Scala und Möller beließen es dann aber bei dieser Erkenntnis. Den beiden fehlte schließlich doch der Mumm, sich am Unterfangen einer möglicherweise gewinnbringenden Offensive wenigstens zu versuchen. Das freilich erstaunte weit weniger. Warum eine Sicherheitstaktik ändern, die effizienter kaum sein könnte? Außer zwei Fernschüssen von Stefan Reuter keine echte Torchance besessen, damit aber einen Punkt ergattert – ist das nichts? Gegen einen Gegner, der immerhin bei Akpobories Pfostenschuß einem Erfolgserlebnis ein kleines Stückchen näher war?

Scala fühlte sich dann doch verpflichtet, die vornehme Zurückhaltung der Borussen zu erklären. „Was soll ich sagen?“ fragte er. Und antwortete sich selbst: „Wir wollten ohne Risiko spielen, deshalb hatten wir wenig Chancen.“ So einfach ist das. Stuttgarts Trainer Joachim Löw kam zu einer ähnlichen Analyse: „Wir wollten nicht den Fehler machen, zuviel Risiko einzugehen.“

Ist ja irgendwie auch verständlich, daß sich über ein mageres, torloses Remis bei einem Spiel zweier vorgeblicher Spitzenteams nur schwer reden läßt. Wer will sich schon den Anschein von Unsicherheit geben angesichts von jeweils nur acht Punkten aus fünf Partien. Also gaben sich die Akteure zufrieden mit dem Null-Null und forderten Einsicht. Der Verein für Bewegungsspiele sei „nicht gegen Bethlehem“ angetreten, sagte Stuttgarts Fredi Bobic. Borussia Dortmund habe „nicht gegen eine Mannschaft aus der dritten Liga gespielt, meinte Dortmunds Nevio Scala. Der VfB sei ja „keine Wurstmannschaft“, attestierte Heiko Herrlich.

Dortmund ist also nicht Bethlehem und Stuttgart keine drittklassige Wurstmannschaft. Klingt logisch, sagt aber wenig aus über den derzeitigen Leistungsstand der Bundesligisten. Stuttgarts Übungsleiter Löw jedenfalls will künftig „etwas mehr Druck nach vorne“ entwickeln und „die Handbremse lösen“. Das ist normalerweise die Sache Krassimir Balakovs. Der Mittelfeldstratege ist zuständig für das Wohl und Wehe der Stuttgarter Abteilung für Kreatives – und kennt mitunter überhaupt keine „Handbremse“. Die allerdings zog immer wieder der unerbittliche Schotte Paul Lambert an, dem sich Balakov gegenübersah. Und weil am Samstag kein Stuttgarter Kollege Balakov einen Teil der Verantwortung für die Spielgestaltung abnehmen konnte, haperte es damit. Fredi Bobic gab denn auch unumwunden zu, daß der Eindruck eines „Wischiwaschi im Mittelfeld“ entstehen konnte.

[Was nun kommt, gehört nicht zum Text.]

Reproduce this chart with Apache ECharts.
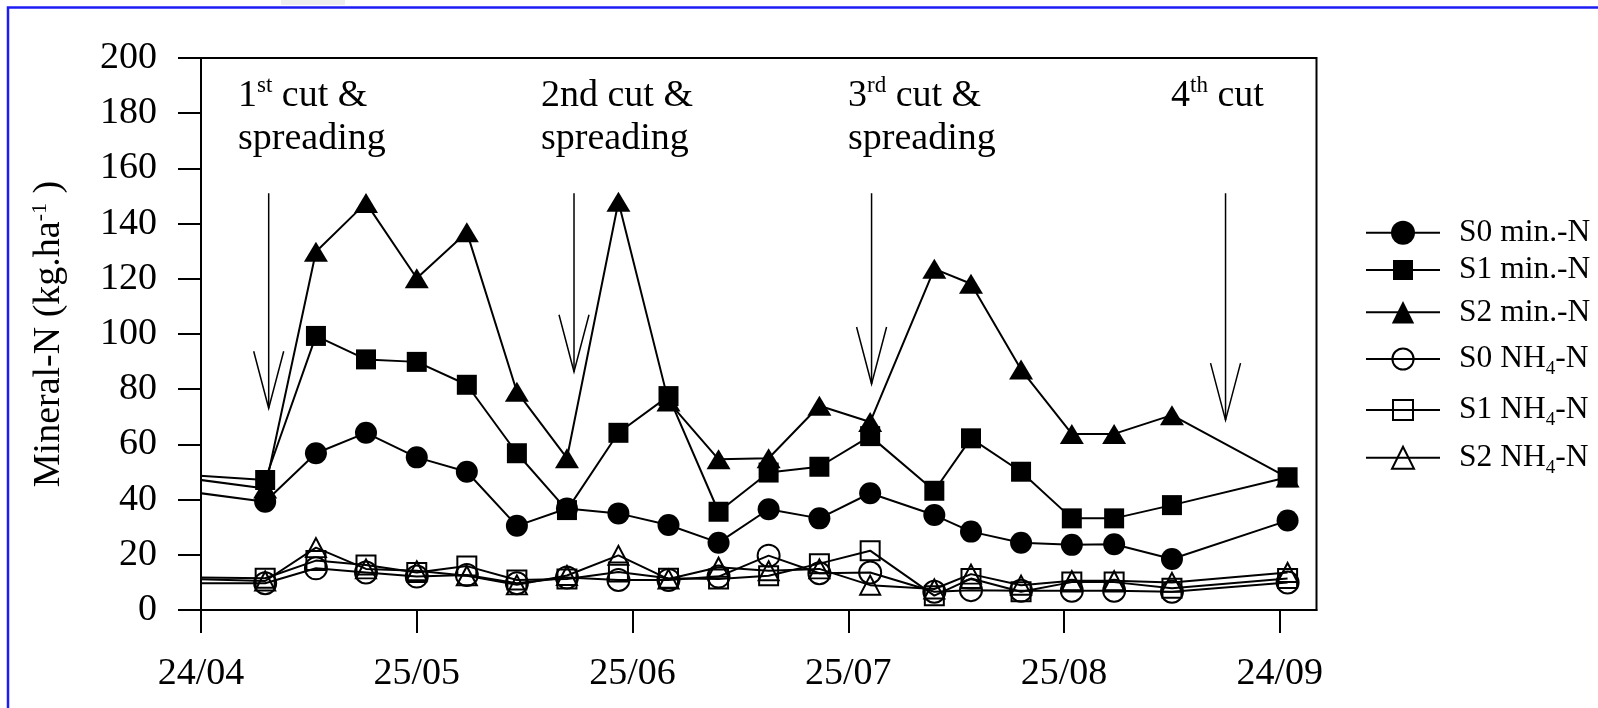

Dazu trugen die Dortmunder nicht minder bei, obwohl Nevio Scala „Fortschritte“ gesehen haben will im Vergleich zu den bisherigen Auswärtsauftritten auf Schalke (0:1) und bei der Berliner Hertha (1:1). Die Seinen hätten „gut gearbeitet“ in Abwehr und Mittelfeld, und schließlich seien Tore „nicht immer die Quintessenz des Spiels“. Auch der Umstand, daß sich die Borussia „nicht eine richtig 100prozentige Torchance“ (Herrlich) erspielte, grämte Scala nicht: „Toreschießen ist ein Problem, das jede Mannschaft hat.“

Derartige Zufriedenheit strahlte Jürgen Kohler nicht aus. Der Dortmunder Manndecker will auf fremdem Terrain keine Fortschritte, sondern endlich dreifach Punkte gewinnen. „Der Knackpunkt ist, daß wir auswärts nicht das Selbstvertrauen haben“, sagte Kohler, „einige trauen sich nicht so viel zu.“

Kein Selbstvertrauen, keine Risikobereitschaft, kein Torerfolg. Klingt auch logisch. Weshalb Kohler zu der bemerkenswertesten Einsicht des Tages kam: „Die zweite Halbzeit hätten wir uns sparen können.“ So einfach könnte Fußball sein.